Bakken Bears show pride in Danish basketball


Bakken Bears is a club that has not only put Aarhus in the map, but  with 14 DM titles and 10 trophies, they continuously try to raise the level and entertainment of basketball in Denmark.

by Katja Scheibler, photos by Giang Pham

It’s game night, and not a usual match at the Ceres Arena in Aarhus. It’s the Bakken Bears’ last game in the Basketball Champions League against Turkish team Banvit, the second in the group. The audience took their seats and barely filled half of the stadium. Cheerleaders took to the court to welcome fans with a short dance performance.

The Bakken Bears formed a circle to heighten spirits; the last ritual in this year’s Champions League. The first set of players entered the court. The game was on. The opponents from Bandirma were dominating the field from the beginning on and made fast points.

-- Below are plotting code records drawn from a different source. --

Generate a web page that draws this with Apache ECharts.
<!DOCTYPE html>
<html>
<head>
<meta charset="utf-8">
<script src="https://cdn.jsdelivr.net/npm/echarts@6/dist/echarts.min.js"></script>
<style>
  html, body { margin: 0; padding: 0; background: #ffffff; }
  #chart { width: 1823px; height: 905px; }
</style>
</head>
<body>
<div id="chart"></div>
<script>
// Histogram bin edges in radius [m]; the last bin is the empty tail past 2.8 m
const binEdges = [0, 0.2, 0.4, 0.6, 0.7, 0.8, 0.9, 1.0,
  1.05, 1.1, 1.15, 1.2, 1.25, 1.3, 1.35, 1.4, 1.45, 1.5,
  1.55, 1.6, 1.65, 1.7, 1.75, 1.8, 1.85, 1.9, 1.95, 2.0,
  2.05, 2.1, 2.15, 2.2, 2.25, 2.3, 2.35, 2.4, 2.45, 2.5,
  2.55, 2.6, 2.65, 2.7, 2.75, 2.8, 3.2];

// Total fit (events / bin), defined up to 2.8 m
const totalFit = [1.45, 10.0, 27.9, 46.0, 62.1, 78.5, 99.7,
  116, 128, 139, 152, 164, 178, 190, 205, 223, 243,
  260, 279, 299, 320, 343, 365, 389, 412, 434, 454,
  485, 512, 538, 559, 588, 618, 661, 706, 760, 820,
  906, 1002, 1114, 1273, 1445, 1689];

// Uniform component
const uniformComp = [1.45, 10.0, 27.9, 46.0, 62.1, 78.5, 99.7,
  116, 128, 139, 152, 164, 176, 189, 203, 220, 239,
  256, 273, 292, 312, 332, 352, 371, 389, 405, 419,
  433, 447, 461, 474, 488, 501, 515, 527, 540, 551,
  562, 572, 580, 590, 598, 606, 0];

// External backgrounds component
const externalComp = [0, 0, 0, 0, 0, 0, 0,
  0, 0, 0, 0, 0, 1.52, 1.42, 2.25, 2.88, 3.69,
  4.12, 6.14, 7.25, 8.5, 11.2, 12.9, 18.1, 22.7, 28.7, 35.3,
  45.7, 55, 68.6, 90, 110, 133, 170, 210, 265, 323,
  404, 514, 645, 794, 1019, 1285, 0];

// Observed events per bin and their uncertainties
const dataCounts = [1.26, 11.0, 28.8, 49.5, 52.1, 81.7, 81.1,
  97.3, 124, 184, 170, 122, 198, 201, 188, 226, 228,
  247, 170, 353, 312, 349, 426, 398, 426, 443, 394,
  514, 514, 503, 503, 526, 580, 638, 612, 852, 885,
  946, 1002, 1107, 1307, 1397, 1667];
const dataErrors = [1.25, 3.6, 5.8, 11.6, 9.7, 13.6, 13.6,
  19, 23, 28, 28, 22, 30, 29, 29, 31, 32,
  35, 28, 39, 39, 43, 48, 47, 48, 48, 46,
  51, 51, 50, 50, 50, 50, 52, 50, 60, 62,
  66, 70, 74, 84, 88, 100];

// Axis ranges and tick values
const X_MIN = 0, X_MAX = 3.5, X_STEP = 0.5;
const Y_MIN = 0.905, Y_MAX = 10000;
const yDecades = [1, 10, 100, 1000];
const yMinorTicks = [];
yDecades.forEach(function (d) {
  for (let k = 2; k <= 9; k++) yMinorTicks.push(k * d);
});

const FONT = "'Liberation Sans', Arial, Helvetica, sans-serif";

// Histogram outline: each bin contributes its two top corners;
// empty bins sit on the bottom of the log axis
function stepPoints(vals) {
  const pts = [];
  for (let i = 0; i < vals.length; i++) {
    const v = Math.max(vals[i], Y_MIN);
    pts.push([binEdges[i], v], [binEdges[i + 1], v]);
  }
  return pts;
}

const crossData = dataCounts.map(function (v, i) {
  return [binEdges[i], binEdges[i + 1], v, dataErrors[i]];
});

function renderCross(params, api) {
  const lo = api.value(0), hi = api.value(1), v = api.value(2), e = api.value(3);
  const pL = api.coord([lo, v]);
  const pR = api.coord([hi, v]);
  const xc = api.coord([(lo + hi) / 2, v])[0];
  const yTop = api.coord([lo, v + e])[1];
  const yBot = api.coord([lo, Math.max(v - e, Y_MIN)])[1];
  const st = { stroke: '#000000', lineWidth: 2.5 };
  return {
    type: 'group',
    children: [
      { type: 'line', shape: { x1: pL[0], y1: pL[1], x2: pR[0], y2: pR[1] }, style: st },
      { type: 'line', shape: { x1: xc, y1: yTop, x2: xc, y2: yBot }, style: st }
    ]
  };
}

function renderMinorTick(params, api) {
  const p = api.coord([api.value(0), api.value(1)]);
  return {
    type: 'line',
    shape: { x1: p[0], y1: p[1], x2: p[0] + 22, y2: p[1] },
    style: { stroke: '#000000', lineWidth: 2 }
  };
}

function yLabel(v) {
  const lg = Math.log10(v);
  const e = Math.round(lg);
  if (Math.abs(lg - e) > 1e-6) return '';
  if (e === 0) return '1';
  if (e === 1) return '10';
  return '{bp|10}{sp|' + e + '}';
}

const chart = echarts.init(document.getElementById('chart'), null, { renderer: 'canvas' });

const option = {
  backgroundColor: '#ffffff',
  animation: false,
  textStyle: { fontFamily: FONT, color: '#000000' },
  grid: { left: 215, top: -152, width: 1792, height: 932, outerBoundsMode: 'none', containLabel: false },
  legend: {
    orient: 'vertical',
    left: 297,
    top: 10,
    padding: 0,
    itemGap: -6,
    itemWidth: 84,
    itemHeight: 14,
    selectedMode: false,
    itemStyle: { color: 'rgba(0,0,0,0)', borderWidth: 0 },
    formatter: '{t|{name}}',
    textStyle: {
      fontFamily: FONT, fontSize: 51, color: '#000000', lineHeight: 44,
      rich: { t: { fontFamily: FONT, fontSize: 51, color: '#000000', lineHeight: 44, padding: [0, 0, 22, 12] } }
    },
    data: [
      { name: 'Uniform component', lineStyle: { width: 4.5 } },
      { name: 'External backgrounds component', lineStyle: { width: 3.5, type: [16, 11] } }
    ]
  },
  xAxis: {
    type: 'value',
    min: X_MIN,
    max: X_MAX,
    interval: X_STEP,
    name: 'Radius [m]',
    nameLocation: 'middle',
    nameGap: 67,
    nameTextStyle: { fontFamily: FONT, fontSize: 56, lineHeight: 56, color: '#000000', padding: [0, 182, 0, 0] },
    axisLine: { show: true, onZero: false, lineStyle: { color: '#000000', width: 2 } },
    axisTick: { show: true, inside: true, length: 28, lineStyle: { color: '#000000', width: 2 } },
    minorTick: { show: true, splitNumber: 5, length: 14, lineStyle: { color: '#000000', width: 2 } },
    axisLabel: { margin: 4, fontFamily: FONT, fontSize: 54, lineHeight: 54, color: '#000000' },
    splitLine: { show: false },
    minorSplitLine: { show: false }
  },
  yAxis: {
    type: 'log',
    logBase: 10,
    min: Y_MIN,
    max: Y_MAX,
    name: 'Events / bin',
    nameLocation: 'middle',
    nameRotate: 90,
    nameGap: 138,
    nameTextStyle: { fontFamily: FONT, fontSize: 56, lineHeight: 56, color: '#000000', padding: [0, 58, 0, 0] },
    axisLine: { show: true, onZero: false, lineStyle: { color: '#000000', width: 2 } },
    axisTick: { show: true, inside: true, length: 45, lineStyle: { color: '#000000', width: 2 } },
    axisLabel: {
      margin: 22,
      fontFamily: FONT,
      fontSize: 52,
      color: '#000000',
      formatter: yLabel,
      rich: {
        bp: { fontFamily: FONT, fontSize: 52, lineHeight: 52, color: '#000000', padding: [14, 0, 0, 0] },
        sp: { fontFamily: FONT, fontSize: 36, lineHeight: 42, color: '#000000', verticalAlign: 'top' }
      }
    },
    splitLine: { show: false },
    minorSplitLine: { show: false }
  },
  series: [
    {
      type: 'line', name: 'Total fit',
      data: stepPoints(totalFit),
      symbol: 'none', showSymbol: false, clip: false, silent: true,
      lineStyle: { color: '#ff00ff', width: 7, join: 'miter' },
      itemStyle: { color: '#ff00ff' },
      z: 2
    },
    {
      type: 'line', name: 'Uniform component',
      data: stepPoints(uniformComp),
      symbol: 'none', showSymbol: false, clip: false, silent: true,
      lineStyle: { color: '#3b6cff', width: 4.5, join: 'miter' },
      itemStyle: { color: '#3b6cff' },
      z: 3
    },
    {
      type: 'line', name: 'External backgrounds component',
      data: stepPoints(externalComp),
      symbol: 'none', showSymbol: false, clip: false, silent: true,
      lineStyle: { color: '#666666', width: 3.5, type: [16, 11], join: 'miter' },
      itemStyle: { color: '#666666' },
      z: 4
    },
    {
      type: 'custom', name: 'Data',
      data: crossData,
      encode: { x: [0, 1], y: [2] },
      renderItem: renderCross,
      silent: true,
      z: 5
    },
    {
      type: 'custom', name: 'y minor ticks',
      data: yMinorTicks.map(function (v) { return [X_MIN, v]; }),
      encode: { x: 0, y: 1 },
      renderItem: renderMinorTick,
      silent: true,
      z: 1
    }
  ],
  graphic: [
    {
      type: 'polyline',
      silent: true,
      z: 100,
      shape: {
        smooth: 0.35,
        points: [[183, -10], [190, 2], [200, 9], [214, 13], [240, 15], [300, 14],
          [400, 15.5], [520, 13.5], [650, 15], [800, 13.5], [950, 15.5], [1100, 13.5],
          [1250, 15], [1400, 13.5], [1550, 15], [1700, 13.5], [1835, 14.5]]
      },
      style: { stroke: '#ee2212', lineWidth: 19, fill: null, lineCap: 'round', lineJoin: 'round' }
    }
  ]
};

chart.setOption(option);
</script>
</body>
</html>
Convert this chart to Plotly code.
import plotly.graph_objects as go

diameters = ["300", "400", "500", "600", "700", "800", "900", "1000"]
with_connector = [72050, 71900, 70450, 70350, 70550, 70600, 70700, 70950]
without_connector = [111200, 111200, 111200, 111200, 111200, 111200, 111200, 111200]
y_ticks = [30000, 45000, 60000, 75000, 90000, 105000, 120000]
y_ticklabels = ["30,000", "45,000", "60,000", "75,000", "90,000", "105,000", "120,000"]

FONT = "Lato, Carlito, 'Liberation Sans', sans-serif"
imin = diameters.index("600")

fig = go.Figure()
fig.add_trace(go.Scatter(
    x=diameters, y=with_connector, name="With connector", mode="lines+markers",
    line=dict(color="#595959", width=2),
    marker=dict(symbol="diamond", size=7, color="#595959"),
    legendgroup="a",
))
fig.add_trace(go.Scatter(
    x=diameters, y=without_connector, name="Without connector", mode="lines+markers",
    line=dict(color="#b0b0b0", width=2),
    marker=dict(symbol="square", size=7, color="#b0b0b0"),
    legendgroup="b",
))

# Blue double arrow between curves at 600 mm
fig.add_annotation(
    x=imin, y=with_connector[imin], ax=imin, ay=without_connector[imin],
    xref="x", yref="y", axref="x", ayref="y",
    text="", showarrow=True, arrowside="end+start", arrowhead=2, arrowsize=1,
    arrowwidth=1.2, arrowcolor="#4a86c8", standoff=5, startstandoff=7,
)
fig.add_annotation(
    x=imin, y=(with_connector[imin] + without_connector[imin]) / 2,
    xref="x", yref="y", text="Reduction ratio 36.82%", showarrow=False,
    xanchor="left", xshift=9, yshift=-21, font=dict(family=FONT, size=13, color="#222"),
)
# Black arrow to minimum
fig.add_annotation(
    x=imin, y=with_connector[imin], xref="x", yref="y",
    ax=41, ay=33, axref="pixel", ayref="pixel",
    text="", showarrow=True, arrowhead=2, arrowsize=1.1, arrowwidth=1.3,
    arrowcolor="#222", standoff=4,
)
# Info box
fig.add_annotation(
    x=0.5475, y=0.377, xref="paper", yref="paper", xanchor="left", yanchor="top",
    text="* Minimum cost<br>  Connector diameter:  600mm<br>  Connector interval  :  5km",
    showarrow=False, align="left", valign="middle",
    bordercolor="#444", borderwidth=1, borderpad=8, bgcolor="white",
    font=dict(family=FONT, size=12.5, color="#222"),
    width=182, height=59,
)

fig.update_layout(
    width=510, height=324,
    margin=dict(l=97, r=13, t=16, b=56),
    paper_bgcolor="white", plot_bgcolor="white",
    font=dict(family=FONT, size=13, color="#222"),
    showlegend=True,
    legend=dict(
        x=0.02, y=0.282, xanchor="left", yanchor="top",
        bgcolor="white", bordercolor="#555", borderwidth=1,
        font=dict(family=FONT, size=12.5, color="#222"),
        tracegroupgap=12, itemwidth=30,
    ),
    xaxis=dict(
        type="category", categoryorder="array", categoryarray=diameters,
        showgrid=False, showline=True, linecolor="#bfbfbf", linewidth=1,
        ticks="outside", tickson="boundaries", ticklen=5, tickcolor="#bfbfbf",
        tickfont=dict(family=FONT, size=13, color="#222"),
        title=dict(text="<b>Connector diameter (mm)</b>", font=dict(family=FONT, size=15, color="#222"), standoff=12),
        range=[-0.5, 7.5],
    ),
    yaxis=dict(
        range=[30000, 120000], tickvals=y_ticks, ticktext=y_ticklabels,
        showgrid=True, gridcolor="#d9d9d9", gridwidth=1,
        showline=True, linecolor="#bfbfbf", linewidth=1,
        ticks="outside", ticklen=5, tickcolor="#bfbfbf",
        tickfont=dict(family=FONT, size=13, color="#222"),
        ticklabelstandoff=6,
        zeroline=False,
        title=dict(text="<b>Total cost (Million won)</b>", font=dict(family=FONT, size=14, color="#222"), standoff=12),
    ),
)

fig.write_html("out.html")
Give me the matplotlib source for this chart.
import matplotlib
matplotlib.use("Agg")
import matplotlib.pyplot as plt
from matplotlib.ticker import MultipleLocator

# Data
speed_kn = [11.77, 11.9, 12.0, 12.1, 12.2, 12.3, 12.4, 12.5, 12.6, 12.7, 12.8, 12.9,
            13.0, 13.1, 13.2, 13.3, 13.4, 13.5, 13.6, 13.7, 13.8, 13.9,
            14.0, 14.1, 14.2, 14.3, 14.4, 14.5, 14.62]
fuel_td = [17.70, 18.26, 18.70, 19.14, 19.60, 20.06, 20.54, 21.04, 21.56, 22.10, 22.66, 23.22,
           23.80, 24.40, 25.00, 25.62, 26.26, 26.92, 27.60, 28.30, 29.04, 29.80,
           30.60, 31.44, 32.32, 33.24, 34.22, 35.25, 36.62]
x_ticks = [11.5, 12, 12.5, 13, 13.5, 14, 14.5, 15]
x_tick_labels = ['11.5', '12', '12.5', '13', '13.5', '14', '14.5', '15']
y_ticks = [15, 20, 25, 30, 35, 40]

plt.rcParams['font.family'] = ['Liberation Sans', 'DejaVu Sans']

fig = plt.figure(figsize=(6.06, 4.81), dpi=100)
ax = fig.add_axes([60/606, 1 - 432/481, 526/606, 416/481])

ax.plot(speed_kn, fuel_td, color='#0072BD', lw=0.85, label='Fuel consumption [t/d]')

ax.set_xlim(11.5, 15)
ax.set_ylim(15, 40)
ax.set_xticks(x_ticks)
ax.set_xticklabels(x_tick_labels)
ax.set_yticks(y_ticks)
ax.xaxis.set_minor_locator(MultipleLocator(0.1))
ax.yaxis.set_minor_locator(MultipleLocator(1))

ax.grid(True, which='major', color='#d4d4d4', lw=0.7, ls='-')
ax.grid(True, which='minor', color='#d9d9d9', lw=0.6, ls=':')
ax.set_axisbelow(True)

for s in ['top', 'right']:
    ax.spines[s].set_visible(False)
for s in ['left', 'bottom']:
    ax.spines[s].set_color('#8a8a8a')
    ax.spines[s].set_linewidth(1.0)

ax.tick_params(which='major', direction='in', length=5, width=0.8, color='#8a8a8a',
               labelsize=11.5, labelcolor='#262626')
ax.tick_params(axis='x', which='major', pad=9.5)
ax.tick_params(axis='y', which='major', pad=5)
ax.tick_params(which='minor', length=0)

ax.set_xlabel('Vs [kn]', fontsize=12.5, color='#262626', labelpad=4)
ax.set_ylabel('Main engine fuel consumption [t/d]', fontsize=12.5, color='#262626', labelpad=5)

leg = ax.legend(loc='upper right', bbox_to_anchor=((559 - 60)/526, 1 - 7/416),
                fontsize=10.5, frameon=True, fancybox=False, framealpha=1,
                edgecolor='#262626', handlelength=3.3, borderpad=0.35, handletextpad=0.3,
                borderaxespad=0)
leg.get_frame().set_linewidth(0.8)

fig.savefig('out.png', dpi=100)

A tough battle or even the dominance by the Turks was to be expected. Still, Bakken Bears supporters, like Peter, didn’t let their team down.

“Bakken Bears needs much more fans, especially in difficult tournaments like Champions League,” he said.

Developing the sport in Denmark
Most of the people we interviewed were not hard-core fans, but were watching the game as an event, like ‘boy’s night out’ or just classic family time.

“The major sports in Denmark are football and handball. No doubt, the trend for basketball rises, but it is still not one of the big sports in Denmark,” said Kasper, who frequently visits Bakken Bears games with his father because they are both proud of the achievements of their local team and feel kind of bound to support them. However, even though Kasper loves to watch basketball, he would rather play football himself.

Another Bakken Bears supporter, Henrik, is totally aware that basketball is not a big thing in Denmark.

“Since we are a little country, we are not excited about uncommon sports like basketball and American football, so we just stick to football and handball,” he said.

Both Kasper and Henrik grew up in little villages and played football since they were kids.

“Grass is everywhere; wherever there is grass we play football. But basketball courts are quite rare in Denmark and so [are] the chances for professional basketball.”

From Lystrup to pro
Morten Sahlertz is one of the Danish Bakken Bears athletes who succeeded in becoming a professional basketball player. He started to play basketball in his hometown Lystrup and took the sport to another level by moving to Aarhus to join the youth team of the Bakken Bears. After he demonstrated his capability in the national youth team, he started playing professional for the Bakken Bears. His career continued in the Danish League with the club Horsens IC and furthermore abroad in Norway. It has been four years since his return on the Bakken Bears team.

Morten Sahlertz high-fives his teammates as the Bakken Bears get ready to battle on the court.

Morten Sahlertz high-fives his teammates as the Bakken Bears get ready to battle on the court.

However, even though Sahlertz reached his goals, he does not have any illusions regarding basketball in Denmark.

“When I was a kid, the youth support for aspiring talents was quite low but the situation is about to change,” he said. Denmark has been recently developing particular schools where students attend basketball lessons as a main subject and hence can completely concentrate on the sport.

It is a step forward, but still quite far from the standards in the United States, the top basketball country in the world.

US Basketball vs. Denmark’s

Mike Gesell, one of Bakken Bears’ point guards, has benefited from the fully developed youth support system in the US. Gesell got hold of a full ride scholarship for the University of Iowa and proved himself as a strong team leader of the Iowa Hawkeyes.

Asking Sahlertz to compare the NBA with the Danish Basketball League he illustrates: “The level in the Danish League is much lower. Players of many of the teams are semi-pros who still study or work to make a living, while on the NBA, the athletes are able to completely focus on the sport.”

This was seen in the Bakken Bears’ game against Banvit, a team from Turkey, ranking no. 8 in the world. They were down 46-26 as early as half time, and ultimately lost 92-68 at the buzzer.

Bakken Bears’ John Williamson fights for the rebound against Banvit’s big men under the rim

An exciting future
Despite the lopsided score, however, the fans all agreed with one thing: basketball is thrilling with constant excitement. The Danish fans calmly enjoyed the match as their Turkish counterparts waved flags and cheered.

Cold chocolate milk, a banana, and a kiss from their girlfriends were waiting for the players after the game. They have no time to waste, because they need to be ready again to concentrate on their main goal: the Danish Championship.

Gesell, the point guard from the US, is confident about their chances in the tournament.

“I definitely think we can win the Danish Championship this year. We’ve got a lot of talent in this team, and we are all hard working guys,” he said.

John Williamson, a big man also from the US, had a high score of 21 points in his debut game for the Bakken Bears. His bright showing raises the expectations for the team’s future achievements.

“We will start on another level,” said head coach Steffen Wich. “It is not the end of the Champions league; it is just the beginning.”